# [What the task requires]
Quote precisely the run of lines opening with the line containing "Give me the" and closing with the line containing "return loads.map((x, i)", and nothing else.

────────────────────────────────────────

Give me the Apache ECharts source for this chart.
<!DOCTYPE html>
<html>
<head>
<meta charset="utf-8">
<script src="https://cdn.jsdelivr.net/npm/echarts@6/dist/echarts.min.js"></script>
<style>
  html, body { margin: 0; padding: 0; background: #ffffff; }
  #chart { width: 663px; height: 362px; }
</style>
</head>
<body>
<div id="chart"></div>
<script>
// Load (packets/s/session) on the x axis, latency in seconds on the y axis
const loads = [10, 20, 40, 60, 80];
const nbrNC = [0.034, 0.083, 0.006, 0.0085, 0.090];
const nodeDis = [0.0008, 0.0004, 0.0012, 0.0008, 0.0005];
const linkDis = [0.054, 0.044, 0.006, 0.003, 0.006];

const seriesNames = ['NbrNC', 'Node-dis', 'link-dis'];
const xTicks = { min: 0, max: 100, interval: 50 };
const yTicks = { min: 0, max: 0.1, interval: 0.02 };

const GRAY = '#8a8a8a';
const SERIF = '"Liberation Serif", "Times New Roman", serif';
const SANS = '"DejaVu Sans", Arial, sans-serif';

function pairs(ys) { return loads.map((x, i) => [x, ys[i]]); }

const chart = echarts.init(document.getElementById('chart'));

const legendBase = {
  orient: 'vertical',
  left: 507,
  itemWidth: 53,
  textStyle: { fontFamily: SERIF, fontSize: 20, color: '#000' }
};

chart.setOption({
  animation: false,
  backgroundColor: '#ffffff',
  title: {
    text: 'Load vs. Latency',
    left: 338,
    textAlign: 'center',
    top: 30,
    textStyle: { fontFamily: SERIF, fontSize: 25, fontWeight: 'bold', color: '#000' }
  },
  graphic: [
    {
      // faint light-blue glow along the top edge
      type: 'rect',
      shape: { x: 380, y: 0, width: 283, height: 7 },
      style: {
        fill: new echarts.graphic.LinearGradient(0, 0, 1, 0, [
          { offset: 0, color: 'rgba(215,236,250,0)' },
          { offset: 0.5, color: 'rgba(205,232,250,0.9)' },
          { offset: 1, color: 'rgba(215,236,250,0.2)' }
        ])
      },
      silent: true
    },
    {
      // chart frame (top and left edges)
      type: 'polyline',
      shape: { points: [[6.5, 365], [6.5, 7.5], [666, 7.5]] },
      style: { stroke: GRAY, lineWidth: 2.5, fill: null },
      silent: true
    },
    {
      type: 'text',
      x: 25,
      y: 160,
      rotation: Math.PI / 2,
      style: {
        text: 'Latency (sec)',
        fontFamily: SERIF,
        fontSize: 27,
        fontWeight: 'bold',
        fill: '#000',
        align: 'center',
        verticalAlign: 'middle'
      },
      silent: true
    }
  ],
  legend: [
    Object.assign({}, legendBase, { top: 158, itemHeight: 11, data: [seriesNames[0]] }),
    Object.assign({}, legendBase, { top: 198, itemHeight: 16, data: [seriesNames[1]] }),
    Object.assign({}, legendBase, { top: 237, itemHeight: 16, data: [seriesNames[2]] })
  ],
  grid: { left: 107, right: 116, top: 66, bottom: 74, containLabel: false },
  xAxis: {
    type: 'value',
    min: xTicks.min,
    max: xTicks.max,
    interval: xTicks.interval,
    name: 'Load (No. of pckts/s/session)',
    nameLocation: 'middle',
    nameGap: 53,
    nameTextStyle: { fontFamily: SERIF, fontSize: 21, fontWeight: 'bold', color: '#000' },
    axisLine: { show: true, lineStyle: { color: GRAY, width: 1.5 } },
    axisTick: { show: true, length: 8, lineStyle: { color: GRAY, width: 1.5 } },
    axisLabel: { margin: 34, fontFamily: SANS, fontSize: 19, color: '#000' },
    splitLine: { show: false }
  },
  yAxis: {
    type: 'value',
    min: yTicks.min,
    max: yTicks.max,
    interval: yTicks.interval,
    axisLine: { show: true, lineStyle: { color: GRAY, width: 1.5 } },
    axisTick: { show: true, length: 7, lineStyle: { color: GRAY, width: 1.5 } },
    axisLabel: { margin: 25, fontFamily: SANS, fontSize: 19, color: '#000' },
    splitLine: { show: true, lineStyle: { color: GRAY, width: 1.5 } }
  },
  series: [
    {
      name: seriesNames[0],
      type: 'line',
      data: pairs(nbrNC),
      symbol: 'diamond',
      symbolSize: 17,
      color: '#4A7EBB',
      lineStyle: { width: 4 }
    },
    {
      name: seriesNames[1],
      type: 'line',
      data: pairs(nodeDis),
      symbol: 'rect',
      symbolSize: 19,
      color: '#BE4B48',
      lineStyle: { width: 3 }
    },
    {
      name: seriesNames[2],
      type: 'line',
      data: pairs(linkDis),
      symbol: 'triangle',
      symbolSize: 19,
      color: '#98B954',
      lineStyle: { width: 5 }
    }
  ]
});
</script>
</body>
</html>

────────────────────────────────────────

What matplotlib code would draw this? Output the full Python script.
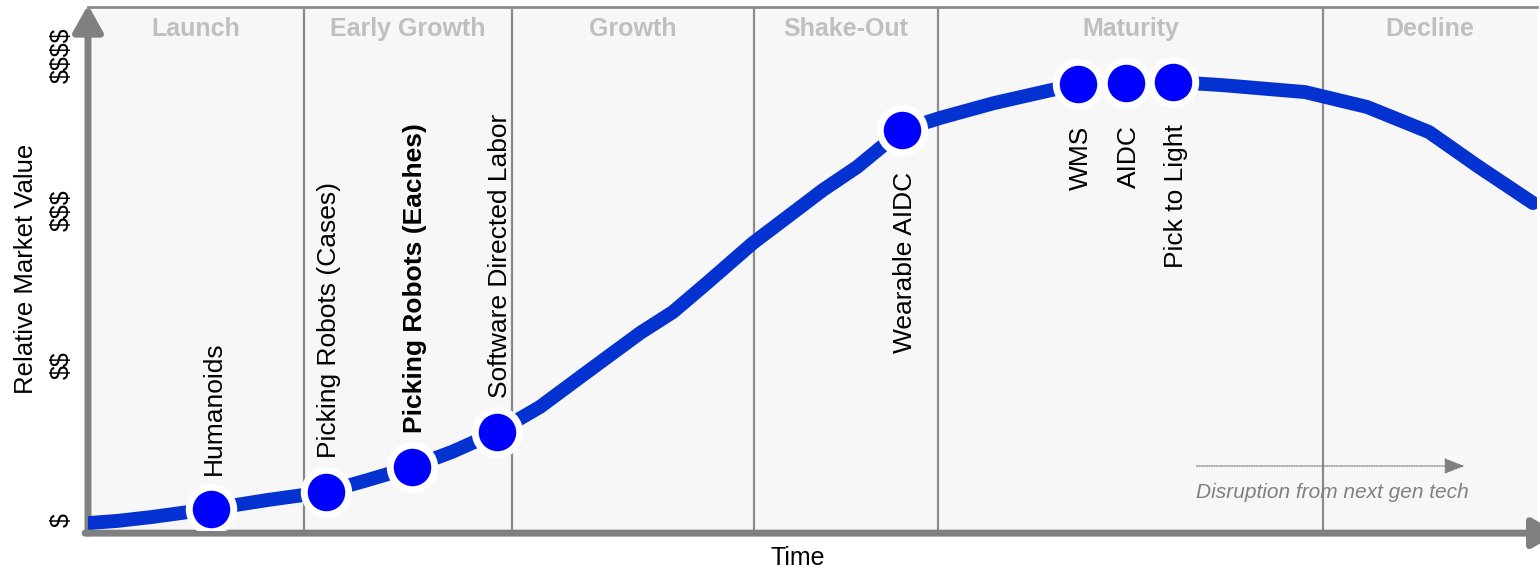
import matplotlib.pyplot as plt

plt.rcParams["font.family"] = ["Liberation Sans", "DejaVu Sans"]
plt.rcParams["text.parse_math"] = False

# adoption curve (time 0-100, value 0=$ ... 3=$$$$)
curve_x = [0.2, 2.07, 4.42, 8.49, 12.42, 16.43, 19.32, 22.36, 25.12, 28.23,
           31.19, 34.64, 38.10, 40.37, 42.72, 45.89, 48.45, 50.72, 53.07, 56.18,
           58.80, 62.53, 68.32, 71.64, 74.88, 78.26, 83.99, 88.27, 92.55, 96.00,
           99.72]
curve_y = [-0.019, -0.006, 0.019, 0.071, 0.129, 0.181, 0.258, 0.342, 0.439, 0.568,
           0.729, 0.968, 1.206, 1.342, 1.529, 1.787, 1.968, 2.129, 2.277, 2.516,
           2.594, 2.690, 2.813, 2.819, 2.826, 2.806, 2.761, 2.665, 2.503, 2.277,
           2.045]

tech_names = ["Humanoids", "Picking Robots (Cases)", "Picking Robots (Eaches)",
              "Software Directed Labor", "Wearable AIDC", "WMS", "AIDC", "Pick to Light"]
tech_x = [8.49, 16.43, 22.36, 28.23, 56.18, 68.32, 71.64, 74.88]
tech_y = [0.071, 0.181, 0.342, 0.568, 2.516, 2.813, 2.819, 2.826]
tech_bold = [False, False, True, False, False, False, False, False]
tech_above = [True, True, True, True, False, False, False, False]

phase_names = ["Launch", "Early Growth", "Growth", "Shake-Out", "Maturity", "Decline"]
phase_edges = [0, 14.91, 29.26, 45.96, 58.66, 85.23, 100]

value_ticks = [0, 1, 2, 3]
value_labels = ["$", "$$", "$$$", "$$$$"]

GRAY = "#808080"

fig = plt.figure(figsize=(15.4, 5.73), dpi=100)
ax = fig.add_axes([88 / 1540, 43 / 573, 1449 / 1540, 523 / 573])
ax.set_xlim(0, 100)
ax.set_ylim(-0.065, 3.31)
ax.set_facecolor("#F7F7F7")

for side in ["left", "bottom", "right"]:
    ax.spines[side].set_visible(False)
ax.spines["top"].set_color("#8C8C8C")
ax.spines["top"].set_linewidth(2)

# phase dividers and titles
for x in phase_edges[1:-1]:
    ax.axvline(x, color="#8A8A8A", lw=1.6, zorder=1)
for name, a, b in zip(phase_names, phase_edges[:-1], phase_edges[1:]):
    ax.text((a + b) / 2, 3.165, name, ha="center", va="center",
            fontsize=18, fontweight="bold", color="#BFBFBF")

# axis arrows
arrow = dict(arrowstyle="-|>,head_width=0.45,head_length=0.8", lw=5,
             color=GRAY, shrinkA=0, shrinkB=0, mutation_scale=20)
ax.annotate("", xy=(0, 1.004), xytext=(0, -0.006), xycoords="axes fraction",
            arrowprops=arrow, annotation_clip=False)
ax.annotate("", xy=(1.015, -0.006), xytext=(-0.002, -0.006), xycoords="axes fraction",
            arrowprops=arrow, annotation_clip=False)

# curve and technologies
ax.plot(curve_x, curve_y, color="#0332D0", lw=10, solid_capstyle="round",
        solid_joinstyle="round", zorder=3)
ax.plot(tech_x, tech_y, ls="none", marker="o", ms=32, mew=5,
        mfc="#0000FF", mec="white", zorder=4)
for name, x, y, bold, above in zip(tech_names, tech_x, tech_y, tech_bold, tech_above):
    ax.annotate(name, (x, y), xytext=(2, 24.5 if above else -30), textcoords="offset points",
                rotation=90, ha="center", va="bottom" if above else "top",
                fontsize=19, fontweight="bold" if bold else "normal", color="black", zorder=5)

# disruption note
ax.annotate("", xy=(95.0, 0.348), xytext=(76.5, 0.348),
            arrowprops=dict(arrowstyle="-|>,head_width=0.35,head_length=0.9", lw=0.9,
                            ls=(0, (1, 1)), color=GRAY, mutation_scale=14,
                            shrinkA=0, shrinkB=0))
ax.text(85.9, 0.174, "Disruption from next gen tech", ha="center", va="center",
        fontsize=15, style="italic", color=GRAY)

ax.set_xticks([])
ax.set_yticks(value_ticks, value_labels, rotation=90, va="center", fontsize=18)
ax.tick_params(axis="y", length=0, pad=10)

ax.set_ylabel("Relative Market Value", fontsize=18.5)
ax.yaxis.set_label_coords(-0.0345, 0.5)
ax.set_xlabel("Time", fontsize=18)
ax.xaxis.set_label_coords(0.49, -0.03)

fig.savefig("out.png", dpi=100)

────────────────────────────────────────

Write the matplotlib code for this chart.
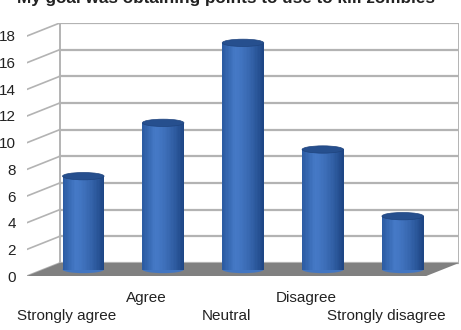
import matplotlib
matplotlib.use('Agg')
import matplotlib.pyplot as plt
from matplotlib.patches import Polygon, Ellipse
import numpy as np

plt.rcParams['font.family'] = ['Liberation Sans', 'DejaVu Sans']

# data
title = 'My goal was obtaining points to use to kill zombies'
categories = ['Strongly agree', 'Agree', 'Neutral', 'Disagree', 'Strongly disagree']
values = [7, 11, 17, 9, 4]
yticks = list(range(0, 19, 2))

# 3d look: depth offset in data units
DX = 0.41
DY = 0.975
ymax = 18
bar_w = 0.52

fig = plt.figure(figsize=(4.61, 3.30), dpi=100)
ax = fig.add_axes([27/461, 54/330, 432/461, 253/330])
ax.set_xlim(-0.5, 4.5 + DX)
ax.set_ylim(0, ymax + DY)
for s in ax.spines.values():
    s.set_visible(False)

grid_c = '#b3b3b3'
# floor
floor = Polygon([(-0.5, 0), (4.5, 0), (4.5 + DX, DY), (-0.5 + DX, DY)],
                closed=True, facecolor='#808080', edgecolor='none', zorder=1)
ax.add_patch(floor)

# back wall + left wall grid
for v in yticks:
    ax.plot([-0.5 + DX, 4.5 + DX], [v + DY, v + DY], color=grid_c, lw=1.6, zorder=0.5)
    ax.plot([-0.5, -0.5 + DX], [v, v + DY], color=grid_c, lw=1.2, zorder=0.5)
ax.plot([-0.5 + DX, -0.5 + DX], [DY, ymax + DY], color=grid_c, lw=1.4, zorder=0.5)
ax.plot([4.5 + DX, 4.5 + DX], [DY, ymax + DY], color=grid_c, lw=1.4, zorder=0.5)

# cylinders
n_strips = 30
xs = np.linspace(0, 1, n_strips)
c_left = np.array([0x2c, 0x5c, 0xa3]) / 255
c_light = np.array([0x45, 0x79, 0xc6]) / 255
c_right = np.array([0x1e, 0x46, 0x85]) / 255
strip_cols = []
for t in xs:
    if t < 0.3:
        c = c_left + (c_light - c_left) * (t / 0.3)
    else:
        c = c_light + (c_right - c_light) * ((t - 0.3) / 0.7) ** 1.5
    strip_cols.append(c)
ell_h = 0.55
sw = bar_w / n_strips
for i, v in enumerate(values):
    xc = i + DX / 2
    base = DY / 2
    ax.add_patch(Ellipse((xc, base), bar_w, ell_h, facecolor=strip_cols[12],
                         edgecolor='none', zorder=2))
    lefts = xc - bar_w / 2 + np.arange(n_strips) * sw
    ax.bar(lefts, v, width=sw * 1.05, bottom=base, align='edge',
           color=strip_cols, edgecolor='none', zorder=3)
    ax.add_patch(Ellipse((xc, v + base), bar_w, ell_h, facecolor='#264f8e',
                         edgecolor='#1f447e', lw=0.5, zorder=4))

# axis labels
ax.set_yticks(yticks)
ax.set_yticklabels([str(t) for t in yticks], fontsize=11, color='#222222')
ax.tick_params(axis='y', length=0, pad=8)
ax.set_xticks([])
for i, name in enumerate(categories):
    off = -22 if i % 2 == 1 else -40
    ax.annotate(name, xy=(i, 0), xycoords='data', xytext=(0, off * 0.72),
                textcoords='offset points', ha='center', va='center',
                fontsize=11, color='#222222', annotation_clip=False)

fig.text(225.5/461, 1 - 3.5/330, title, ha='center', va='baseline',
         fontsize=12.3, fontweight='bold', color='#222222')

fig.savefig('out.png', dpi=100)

────────────────────────────────────────

# [Written answer]
Give me the Apache ECharts source for this chart.
<!DOCTYPE html>
<html>
<head>
<meta charset="utf-8">
<script src="https://cdn.jsdelivr.net/npm/echarts@6/dist/echarts.min.js"></script>
<style>
  html, body { margin: 0; padding: 0; background: #ffffff; }
  #chart { width: 663px; height: 362px; }
</style>
</head>
<body>
<div id="chart"></div>
<script>
// Load (packets/s/session) on the x axis, latency in seconds on the y axis
const loads = [10, 20, 40, 60, 80];
const nbrNC = [0.034, 0.083, 0.006, 0.0085, 0.090];
const nodeDis = [0.0008, 0.0004, 0.0012, 0.0008, 0.0005];
const linkDis = [0.054, 0.044, 0.006, 0.003, 0.006];

const seriesNames = ['NbrNC', 'Node-dis', 'link-dis'];
const xTicks = { min: 0, max: 100, interval: 50 };
const yTicks = { min: 0, max: 0.1, interval: 0.02 };

const GRAY = '#8a8a8a';
const SERIF = '"Liberation Serif", "Times New Roman", serif';
const SANS = '"DejaVu Sans", Arial, sans-serif';

function pairs(ys) { return loads.map((x, i) => [x, ys[i]]); }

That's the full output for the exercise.